Surtout, je viens de l’intérieur de l’île de Santiago, d’une campagne si profonde, si reculée, que la plupart de ses habitants ne la quittent jamais. Moi j’ai visité 50 pays, gagné de nombreux prix, diffusé mes créations sur les quatre continents… »

Une destinée hors-norme, due à son seul talent et à sa ténacité.

Ces racines solides sont aussi source d’inspiration. Dans Dondona, par exemple, elle rend hommage à sa grand-mère, 93 ans, toujours en bonne santé. C’est un personnage au caractère bien trempé, à l’image des femmes cap-verdiennes, qui l’a élevée jusqu’à ses sept ans.

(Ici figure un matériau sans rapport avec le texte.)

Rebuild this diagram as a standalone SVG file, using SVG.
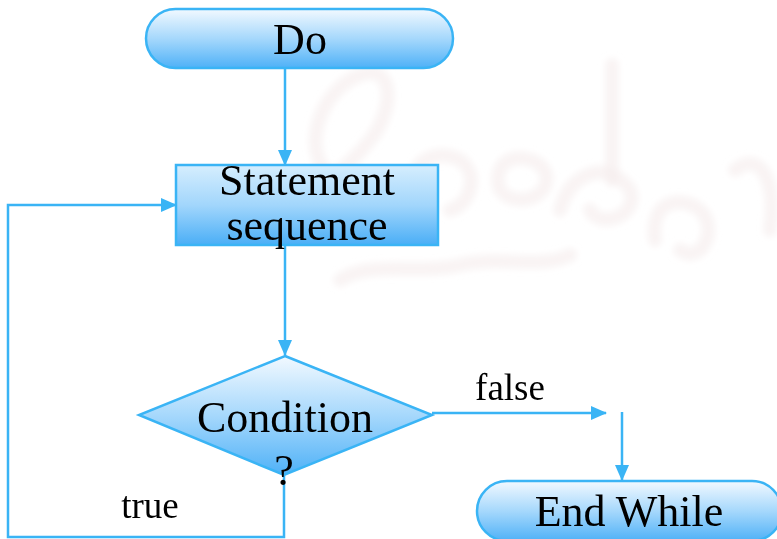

Elle  lui a transmis le respect et la force, la distinction entre le bien et le mal, lui a enseigné comment coudre et cuisiner… 

« Je suis ainsi une fille de ce territoire qui, dès l’enfance, allait chercher l’eau, aidait sa famille dans les tâches ménagères… Ce socle robuste, cette éducation rigoureuse, forgent la femme que je suis devenue, où que je sois dans le monde…  »  Il y a peu, invitée par la municipalité, Elida est venue chanter pour les habitants de son village. Parmi les invités prestigieux, sa grand-mère, qui a dansé sur scène à ses côtés. « Un des plus beaux moments de ma vie! », s’émeut-elle.

Du miel et de la douceur pour Elida Almeida

Dans Bedjera, la chanteuse raconte aussi l’une de ses occupations d’enfance, dans son village sans télévision ni électricité : la récolte du miel. Dans les montagnes, des tribus de gosses partaient en expédition, recouverts de vêtements des pieds à la tête pour éviter les piqûres…

Sur une tabanca revisitée, modernisée, elle chante cette adrénaline toujours vive. Dans Djarmai, elle se rappelle son adolescence sur la paradisiaque île de Maio, aux idylliques plages de sable blanc, où sa mère avait élu résidence. Un premier amour, la conception d’un enfant, un contact quotidien avec la musique à l’église, à la radio, composent ses propres paysages. Une île où la « morabeza », cette douceur de vivre toute cap-verdienne, rend la vie si savoureuse. Et puis, comme dans chaque disque, elle reprend un titre de l’un de ses groupes culte, Bulimundo. Domingo Denxo raconte la perte de la virginité d’une jeune fille lors d’une soirée de fête sur son île de Santiago.

Enfin, la chanteuse se fait plus grave, lorsqu’elle évoque la douleur de l’inceste et les abus sexuels d’un prédateur sur sa belle-fille. Inspirée d’un fait divers, Mexem dénonce une société patriarcale et violente, qui fragilise dramatiquement les femmes.

Elida Almeida – Des traditions revisitées

Si le terreau musical sur lequel Elida fait pousser ses chansons reste fidèle à la bande-son de son territoire – batuque, funana, tabanca –, la jeune femme n’hésite pas à le réinventer, à le moderniser. Ainsi, la gaïta – l’accordéon –, le ferrinho – le triangle –, ou les percussions du batuque, se métissent, se créolisent sous ses doigts avec des sonorités plus électriques, des couleurs voyageuses, forgées en complicité étroite avec son frère d’armes musical depuis ses débuts, le producteur cap-verdien Hernani Almeida, et l’auteur-compositeur-arrangeur-beatmaker ivoirien, Momo Wang. Tous trois ont composé sans relâche lors d’une résidence de trois semaines sur l’île de São Vincente avec, pour seule compagnie, le roulis des vagues.

En résulte ce beau disque, « Di Lonji », De loin, qui murmure, si proche, ses secrets aux oreilles des auditeurs, qui les galvanisent et les enthousiasment. Car, en parlant avec autant de sincérité, depuis son petit bout de terre, en honorant à ce point ses racines, nul doute qu’Elida Almeida ne s’adresse désormais au monde entier.